STATED EXERCISE.
Every line from the first one to the line containing "const priceTicks = [300, 400, 500, 600, 700, 800];" should be echoed exactly; leave out the rest.
## Begin AVAILABLE DATA
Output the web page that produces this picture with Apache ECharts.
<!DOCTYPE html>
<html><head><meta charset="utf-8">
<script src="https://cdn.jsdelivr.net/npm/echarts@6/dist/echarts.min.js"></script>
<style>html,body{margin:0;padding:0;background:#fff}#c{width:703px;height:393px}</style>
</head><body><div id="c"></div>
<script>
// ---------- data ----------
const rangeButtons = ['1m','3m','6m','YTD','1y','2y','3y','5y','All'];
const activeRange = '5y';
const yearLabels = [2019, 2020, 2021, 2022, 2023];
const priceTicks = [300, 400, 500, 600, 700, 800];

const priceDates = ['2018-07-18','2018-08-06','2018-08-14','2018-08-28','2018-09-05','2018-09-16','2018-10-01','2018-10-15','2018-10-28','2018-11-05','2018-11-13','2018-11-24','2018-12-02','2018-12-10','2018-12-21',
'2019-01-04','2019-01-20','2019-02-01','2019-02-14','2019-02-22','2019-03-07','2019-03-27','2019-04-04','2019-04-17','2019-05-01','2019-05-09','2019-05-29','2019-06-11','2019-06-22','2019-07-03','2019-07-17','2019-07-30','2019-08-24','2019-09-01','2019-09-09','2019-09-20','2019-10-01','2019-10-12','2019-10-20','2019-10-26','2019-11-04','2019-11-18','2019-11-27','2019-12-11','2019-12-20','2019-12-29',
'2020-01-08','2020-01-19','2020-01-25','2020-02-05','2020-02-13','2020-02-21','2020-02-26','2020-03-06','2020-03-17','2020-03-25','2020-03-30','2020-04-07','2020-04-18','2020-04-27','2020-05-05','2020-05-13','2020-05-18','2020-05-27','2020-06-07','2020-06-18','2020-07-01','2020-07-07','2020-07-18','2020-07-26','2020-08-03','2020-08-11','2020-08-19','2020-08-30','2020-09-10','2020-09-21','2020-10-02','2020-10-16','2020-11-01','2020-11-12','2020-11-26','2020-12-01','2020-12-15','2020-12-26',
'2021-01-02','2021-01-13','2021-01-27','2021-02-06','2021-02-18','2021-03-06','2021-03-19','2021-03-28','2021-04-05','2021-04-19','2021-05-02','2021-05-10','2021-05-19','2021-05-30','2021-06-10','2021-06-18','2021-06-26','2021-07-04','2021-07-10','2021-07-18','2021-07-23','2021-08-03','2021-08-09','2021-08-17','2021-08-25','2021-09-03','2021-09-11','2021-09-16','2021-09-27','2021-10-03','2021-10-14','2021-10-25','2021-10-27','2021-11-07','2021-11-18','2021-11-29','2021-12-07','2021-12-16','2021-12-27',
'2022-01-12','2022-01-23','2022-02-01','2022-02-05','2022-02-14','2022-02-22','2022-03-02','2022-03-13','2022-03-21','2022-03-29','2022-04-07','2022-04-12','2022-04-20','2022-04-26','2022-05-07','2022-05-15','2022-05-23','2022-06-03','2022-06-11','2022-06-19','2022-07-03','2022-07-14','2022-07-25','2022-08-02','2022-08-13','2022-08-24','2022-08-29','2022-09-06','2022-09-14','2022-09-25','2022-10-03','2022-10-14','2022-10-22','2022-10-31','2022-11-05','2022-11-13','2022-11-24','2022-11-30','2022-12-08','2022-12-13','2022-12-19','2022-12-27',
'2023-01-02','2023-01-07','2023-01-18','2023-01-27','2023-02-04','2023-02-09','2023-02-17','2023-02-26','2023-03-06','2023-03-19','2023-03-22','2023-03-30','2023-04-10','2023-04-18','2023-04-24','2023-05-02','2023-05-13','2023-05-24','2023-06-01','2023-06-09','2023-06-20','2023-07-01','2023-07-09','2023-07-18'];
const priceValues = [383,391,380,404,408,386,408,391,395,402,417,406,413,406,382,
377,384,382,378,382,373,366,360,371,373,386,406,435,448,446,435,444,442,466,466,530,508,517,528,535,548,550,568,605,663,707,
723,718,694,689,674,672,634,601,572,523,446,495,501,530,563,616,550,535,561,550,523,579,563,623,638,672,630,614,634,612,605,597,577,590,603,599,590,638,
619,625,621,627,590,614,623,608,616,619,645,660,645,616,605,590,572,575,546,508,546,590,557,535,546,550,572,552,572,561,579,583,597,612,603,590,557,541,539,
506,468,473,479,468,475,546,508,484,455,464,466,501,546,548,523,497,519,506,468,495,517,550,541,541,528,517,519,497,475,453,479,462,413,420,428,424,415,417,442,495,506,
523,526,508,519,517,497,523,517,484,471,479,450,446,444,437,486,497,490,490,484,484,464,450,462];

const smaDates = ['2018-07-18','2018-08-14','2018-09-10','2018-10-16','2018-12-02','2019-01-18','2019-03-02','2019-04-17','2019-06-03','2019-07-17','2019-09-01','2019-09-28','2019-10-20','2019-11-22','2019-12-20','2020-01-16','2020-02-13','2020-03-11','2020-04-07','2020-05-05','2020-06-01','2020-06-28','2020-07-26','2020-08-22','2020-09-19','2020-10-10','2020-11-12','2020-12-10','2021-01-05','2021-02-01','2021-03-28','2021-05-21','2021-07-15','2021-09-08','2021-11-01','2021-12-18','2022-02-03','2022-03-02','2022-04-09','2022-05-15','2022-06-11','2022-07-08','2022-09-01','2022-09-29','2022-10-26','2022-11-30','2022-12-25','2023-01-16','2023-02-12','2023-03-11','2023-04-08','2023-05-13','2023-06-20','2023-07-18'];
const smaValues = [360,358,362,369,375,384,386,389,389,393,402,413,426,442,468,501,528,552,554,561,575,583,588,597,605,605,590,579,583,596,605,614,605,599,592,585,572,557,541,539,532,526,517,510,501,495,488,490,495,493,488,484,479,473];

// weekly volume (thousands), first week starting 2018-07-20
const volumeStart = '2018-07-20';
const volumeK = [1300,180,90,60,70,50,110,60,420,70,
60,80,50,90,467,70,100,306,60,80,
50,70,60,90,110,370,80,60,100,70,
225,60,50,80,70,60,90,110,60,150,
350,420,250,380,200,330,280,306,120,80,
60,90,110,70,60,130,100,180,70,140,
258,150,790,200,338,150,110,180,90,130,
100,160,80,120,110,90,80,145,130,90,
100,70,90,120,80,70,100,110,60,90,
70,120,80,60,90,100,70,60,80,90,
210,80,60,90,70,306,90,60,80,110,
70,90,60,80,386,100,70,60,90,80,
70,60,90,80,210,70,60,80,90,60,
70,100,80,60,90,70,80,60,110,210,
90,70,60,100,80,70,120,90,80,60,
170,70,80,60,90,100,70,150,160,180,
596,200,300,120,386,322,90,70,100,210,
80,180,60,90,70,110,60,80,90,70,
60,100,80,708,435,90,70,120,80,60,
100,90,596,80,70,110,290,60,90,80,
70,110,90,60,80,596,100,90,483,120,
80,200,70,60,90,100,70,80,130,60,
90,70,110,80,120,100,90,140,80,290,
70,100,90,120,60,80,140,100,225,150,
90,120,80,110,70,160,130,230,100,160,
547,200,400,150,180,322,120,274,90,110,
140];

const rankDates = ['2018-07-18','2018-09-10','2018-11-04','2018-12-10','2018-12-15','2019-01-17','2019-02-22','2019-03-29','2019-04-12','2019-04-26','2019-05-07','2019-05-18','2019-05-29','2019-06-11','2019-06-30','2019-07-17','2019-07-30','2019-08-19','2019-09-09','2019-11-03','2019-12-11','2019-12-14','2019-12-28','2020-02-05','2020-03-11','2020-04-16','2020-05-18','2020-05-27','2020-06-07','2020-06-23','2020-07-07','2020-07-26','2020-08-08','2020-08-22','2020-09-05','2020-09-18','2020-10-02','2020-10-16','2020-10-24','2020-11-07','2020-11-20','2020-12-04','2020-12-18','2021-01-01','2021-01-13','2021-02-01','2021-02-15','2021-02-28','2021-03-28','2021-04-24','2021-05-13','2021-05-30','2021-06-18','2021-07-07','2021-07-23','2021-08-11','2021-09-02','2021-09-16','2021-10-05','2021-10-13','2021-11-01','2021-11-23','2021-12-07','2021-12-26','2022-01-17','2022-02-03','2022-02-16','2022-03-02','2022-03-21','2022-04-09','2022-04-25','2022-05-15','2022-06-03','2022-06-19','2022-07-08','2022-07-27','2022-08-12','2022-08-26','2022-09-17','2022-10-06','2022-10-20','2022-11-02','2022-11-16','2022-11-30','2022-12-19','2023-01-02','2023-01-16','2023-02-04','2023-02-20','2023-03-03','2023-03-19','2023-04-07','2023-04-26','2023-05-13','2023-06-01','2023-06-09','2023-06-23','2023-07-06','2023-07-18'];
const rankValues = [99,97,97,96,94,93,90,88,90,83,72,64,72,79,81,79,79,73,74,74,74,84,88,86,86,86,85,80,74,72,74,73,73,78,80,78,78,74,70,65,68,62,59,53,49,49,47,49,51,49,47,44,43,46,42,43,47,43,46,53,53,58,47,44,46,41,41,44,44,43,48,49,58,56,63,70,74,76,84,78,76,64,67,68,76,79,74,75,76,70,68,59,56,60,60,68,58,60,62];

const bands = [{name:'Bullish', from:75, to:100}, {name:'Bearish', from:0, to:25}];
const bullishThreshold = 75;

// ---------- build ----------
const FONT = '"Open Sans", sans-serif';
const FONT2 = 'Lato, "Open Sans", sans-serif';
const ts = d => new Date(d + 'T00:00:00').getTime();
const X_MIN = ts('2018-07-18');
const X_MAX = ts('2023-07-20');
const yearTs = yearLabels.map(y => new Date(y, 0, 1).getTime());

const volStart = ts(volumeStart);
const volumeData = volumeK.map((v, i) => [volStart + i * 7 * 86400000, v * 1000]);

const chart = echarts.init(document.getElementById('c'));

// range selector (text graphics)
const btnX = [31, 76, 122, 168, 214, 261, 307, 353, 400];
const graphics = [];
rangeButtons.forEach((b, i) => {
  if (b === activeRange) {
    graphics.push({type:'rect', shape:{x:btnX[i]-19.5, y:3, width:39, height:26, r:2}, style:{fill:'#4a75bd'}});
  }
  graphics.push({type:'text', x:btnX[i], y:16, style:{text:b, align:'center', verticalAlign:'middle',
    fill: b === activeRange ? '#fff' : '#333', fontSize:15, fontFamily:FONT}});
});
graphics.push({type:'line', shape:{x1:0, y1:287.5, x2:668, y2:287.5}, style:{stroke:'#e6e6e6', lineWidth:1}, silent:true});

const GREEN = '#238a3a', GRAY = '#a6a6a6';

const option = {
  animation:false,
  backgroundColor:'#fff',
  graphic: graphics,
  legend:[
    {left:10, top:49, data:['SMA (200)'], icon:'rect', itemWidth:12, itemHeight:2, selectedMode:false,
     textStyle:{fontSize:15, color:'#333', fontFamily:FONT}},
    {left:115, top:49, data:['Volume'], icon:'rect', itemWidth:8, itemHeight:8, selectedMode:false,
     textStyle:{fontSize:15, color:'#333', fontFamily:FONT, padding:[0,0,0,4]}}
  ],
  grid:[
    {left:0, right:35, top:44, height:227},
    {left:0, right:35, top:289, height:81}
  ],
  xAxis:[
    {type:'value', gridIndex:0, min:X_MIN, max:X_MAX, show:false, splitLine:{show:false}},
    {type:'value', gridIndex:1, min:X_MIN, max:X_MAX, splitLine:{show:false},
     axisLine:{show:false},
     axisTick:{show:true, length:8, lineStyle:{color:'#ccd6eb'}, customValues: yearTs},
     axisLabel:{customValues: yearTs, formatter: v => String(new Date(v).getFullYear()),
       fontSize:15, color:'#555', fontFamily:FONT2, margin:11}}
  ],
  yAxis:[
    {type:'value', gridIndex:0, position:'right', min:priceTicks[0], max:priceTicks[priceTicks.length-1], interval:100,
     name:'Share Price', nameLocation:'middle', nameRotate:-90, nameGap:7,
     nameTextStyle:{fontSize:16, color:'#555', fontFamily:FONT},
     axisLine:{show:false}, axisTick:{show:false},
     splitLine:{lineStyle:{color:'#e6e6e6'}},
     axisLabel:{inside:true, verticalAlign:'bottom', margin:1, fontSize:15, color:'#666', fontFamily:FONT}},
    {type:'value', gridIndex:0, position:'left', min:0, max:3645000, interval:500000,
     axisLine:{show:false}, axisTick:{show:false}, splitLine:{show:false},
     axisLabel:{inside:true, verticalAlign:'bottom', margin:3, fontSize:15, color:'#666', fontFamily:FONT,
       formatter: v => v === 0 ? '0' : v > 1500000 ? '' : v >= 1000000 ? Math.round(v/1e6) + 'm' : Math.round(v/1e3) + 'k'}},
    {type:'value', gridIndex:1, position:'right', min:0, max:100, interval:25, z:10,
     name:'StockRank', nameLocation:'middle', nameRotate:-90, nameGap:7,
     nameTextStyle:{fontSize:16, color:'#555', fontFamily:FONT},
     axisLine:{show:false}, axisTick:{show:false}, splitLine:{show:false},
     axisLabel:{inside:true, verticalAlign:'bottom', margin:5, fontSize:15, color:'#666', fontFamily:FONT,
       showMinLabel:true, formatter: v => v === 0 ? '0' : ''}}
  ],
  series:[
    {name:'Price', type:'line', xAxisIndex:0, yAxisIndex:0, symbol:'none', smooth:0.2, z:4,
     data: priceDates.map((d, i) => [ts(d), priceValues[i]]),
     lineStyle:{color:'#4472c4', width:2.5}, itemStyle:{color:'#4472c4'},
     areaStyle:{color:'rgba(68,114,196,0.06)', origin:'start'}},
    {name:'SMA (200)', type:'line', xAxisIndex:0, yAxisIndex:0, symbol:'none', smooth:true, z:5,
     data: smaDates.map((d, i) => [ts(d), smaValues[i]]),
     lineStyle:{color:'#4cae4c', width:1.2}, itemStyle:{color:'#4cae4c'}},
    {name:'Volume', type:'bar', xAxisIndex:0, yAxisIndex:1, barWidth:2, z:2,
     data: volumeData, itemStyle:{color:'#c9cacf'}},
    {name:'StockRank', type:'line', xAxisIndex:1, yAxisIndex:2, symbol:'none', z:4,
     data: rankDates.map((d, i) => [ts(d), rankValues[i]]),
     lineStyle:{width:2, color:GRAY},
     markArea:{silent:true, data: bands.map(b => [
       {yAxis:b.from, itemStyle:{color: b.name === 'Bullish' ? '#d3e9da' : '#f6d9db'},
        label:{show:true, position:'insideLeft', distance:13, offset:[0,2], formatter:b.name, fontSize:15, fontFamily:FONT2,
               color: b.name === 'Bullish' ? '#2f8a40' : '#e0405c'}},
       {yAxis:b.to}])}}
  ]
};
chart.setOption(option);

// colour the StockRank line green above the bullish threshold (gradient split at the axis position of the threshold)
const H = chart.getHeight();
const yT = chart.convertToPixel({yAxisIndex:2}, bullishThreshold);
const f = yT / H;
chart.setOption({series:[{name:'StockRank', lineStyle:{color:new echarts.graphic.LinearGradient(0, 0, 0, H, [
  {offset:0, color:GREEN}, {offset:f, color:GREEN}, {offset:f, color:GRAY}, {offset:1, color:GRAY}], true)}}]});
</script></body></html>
## End AVAILABLE DATA
REPLY TO THE TASK.
Output the web page that produces this picture with Apache ECharts.
<!DOCTYPE html>
<html><head><meta charset="utf-8">
<script src="https://cdn.jsdelivr.net/npm/echarts@6/dist/echarts.min.js"></script>
<style>html,body{margin:0;padding:0;background:#fff}#c{width:703px;height:393px}</style>
</head><body><div id="c"></div>
<script>
// ---------- data ----------
const rangeButtons = ['1m','3m','6m','YTD','1y','2y','3y','5y','All'];
const activeRange = '5y';
const yearLabels = [2019, 2020, 2021, 2022, 2023];
const priceTicks = [300, 400, 500, 600, 700, 800];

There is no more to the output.